Shipkevich Bitcoin and ICO Attorney
Felix Shipkevich January 18, 2010

The FSA revoked the approval of Roger Collins, a Durham-based director of a mortgage broker firm, preventing him from holding senior positions in the financial services industry for at least two years. Collins was the only director and approved person in his firm Thoroughgood Harrison and Davies. An FSA investigation uncovered a series of failings that placed 300 customers at risk of receiving unsuitable advice.
A number of client files were reviewed and it was apparent that inadequate affordability assessments were undertaken by the firm’s advisers.

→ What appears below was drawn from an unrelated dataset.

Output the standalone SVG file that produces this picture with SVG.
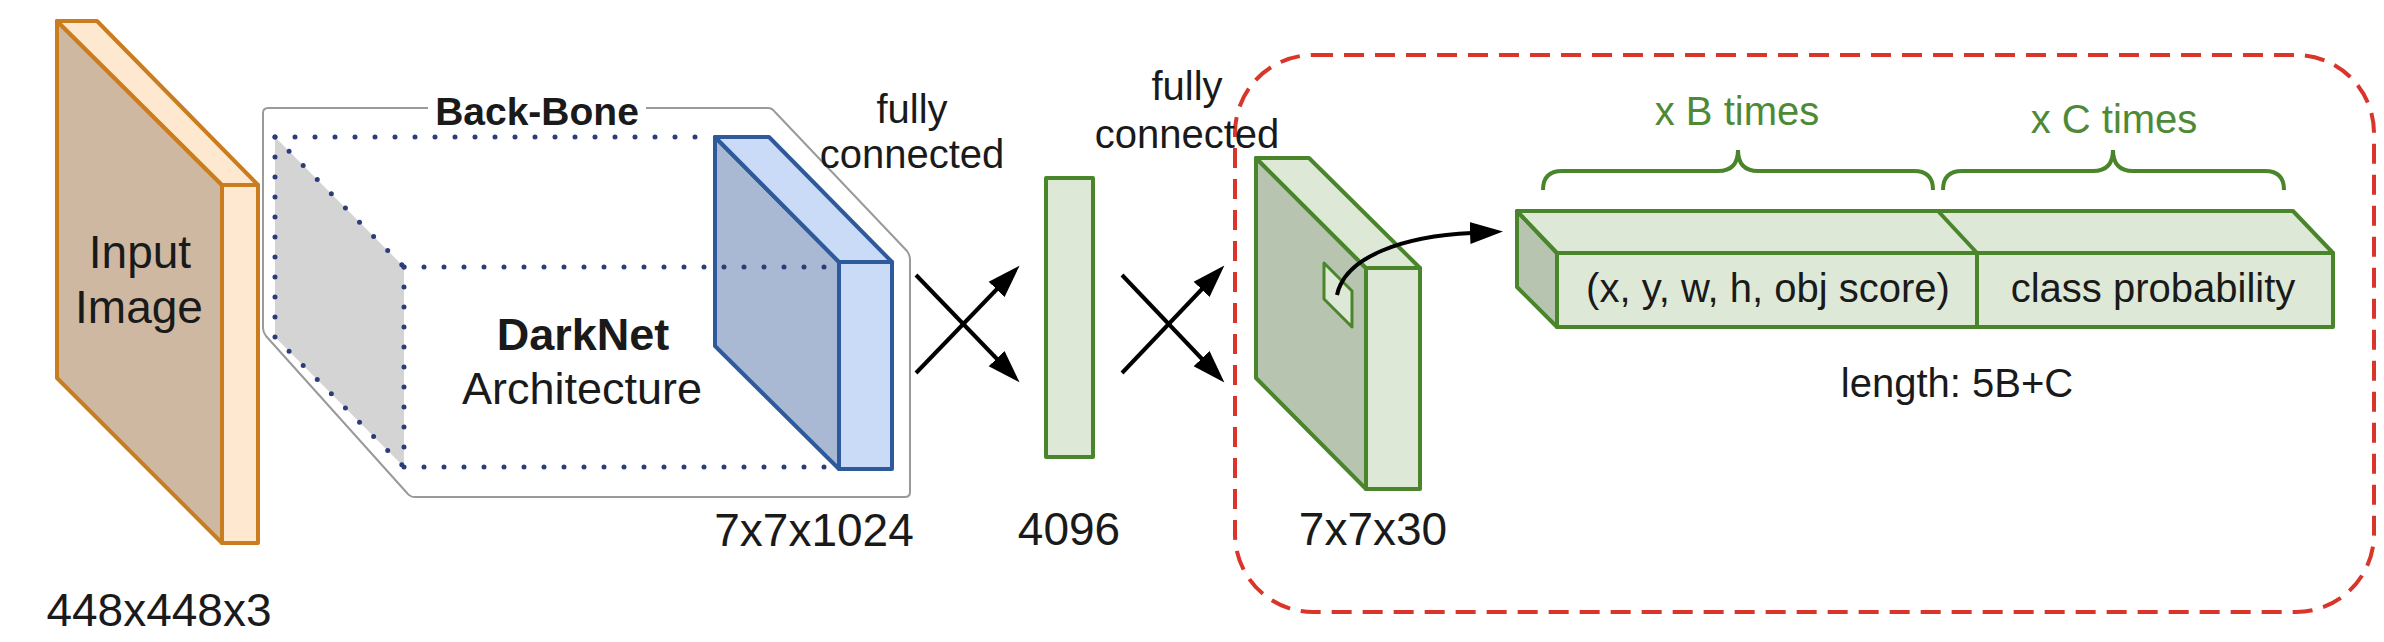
<svg xmlns="http://www.w3.org/2000/svg" width="2384" height="642" viewBox="0 0 2384 642">
<defs>
<style>
.t{font-family:"Liberation Sans",Arial,sans-serif;fill:#1a1a1a;text-anchor:middle}
.g{fill:#4e8a35}
.b{font-weight:bold}
.or{stroke:#c97d1f;stroke-width:4;stroke-linejoin:round}
.bl{stroke:#2e5a9c;stroke-width:4;stroke-linejoin:round}
.gr{stroke:#4a852b;stroke-width:4;stroke-linejoin:round}
.lg{fill:#dde9d6}
.dg{fill:#b7c4b0}
.dot{fill:none;stroke:#2a3d7a;stroke-width:5;stroke-linecap:round;stroke-dasharray:0 20}
.arr{fill:none;stroke:#000;stroke-width:4}
</style>
<marker id="ah" markerUnits="userSpaceOnUse" viewBox="0 -12 34 24" markerWidth="34" markerHeight="24" refX="2" refY="0" orient="auto">
<path d="M0,-11 L33,0 L0,11 Z" fill="#000"/>
</marker>
</defs>
<rect width="2384" height="642" fill="#fff"/>

<g id="input-image">
<polygon class="or" points="57,21 222,185 222,543 57,378" fill="#cfb8a2"/>
<polygon class="or" points="57,21 97,21 258,185 222,185" fill="#fee8cf"/>
<rect class="or" x="222" y="185" width="36" height="358" fill="#fee8cf"/>
<text class="t" x="140" y="268" font-size="46">Input</text>
<text class="t" x="139" y="323" font-size="46">Image</text>
<text class="t" x="159" y="626" font-size="46">448x448x3</text>
</g>

<g id="backbone">
<path d="M646,108 L768,108 Q772,108 775,112 L907,251 Q910,255 910,260 L910,492 Q910,497 905,497 L415,497 Q410,497 407,493 L266,336 Q263,332 263,328 L263,113 Q263,108 268,108 L428,108" fill="#fff" stroke="#9a9a9a" stroke-width="2"/>
<text class="t b" x="537" y="125" font-size="39">Back-Bone</text>
<polygon points="275,137 404,267 404,467 275,337" fill="#d4d4d4"/>
<path class="dot" d="M275,137 L715,137"/>
<path class="dot" d="M275,137 L404,267 M275,337 L404,467 M275,137 L275,337 M404,267 L404,467 M404,467 L839,467"/>
<polygon class="bl" points="715,137 839,262 839,469 715,346" fill="#a9b8d3"/>
<polygon class="bl" points="715,137 769,137 892,262 839,262" fill="#c9dbf7"/>
<rect class="bl" x="839" y="262" width="53" height="207" fill="#c9dbf7"/>
<path class="dot" d="M404,267 L839,267"/>
<text class="t b" x="583" y="350" font-size="45">DarkNet</text>
<text class="t" x="582" y="404" font-size="45">Architecture</text>
<text class="t" x="814" y="546" font-size="46">7x7x1024</text>
</g>

<g id="fc-4096">
<rect class="gr lg" x="1046" y="178" width="47" height="279"/>
<text class="t" x="1069" y="545" font-size="46">4096</text>
</g>

<g id="output-region">
<rect x="1235" y="55" width="1139" height="557" rx="78" ry="78" fill="none" stroke="#d9352a" stroke-width="4" stroke-dasharray="20 11"/>
</g>

<g id="output-7x7x30">
<polygon class="gr dg" points="1256,158 1366,268 1366,489 1256,378"/>
<polygon class="gr lg" points="1256,158 1309,158 1420,268 1366,268"/>
<rect class="gr lg" x="1366" y="268" width="54" height="221"/>
<polygon class="lg" points="1324,263 1352,291 1352,327 1324,299" stroke="#4a852b" stroke-width="3" stroke-linejoin="round"/>
<text class="t" x="1373" y="545" font-size="46">7x7x30</text>
</g>

<g id="cell-vector">
<polygon class="gr dg" points="1517,211 1557,253 1557,327 1517,287"/>
<polygon class="gr lg" points="1517,211 2293,211 2333,253 1557,253"/>
<rect class="gr lg" x="1557" y="253" width="776" height="74"/>
<line class="gr" x1="1938" y1="211" x2="1977" y2="253"/>
<line class="gr" x1="1977" y1="253" x2="1977" y2="327"/>
<text class="t" x="1768" y="302" font-size="40">(x, y, w, h, obj score)</text>
<text class="t" x="2153" y="302" font-size="40">class probability</text>
<text class="t" x="1957" y="397" font-size="40">length: 5B+C</text>
<path d="M1543,190 Q1543,171 1562,171 L1718,171 Q1738,171 1738,150 Q1738,171 1758,171 L1914,171 Q1933,171 1933,190" fill="none" stroke="#4a852b" stroke-width="4"/>
<path d="M1943,190 Q1943,171 1962,171 L2093,171 Q2113,171 2113,150 Q2113,171 2133,171 L2265,171 Q2284,171 2284,190" fill="none" stroke="#4a852b" stroke-width="4"/>
<text class="t g" x="1737" y="125" font-size="40">x B times</text>
<text class="t g" x="2114" y="133" font-size="40">x C times</text>
</g>

<g id="connectors">
<text class="t" x="912" y="123" font-size="40">fully</text>
<text class="t" x="912" y="168" font-size="40">connected</text>
<text class="t" x="1187" y="100" font-size="40">fully</text>
<text class="t" x="1187" y="148" font-size="40">connected</text>
<line class="arr" x1="916" y1="275" x2="998" y2="360" marker-end="url(#ah)"/>
<line class="arr" x1="916" y1="373" x2="998" y2="288" marker-end="url(#ah)"/>
<line class="arr" x1="1122" y1="275" x2="1203" y2="360" marker-end="url(#ah)"/>
<line class="arr" x1="1122" y1="373" x2="1203" y2="288" marker-end="url(#ah)"/>
<path class="arr" d="M1337,295 C1345,256 1405,236 1472,233" marker-end="url(#ah)"/>
</g>
</svg>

One client was recommended a mortgage contract which exceeded his net income and others were recommended potentially unaffordable mortgage contracts which extended into their retirement.

From the Final Notice:

“In summary, in breach of Statement of Principle 7, you [Collins] failed to take reasonable steps to implement adequate and appropriate systems of control for (a) monitoring the Firm’s sales process and ensuring that it consistently and accurately obtained, recorded and assessed key information necessary to ensure that the Firm gave suitable mortgage advice and made suitable recommendations to its customers; (b) ensuring that the Firm retained sufficient records to demonstrate why mortgage recommendations were suitable; (c) ensuring that the Firm communicated with its customers in a way that was clear, fair and not misleading; (d) ensuring proper and effective compliance monitoring; and (e) ensuring compliance with the FSA’s training and competency requirements.”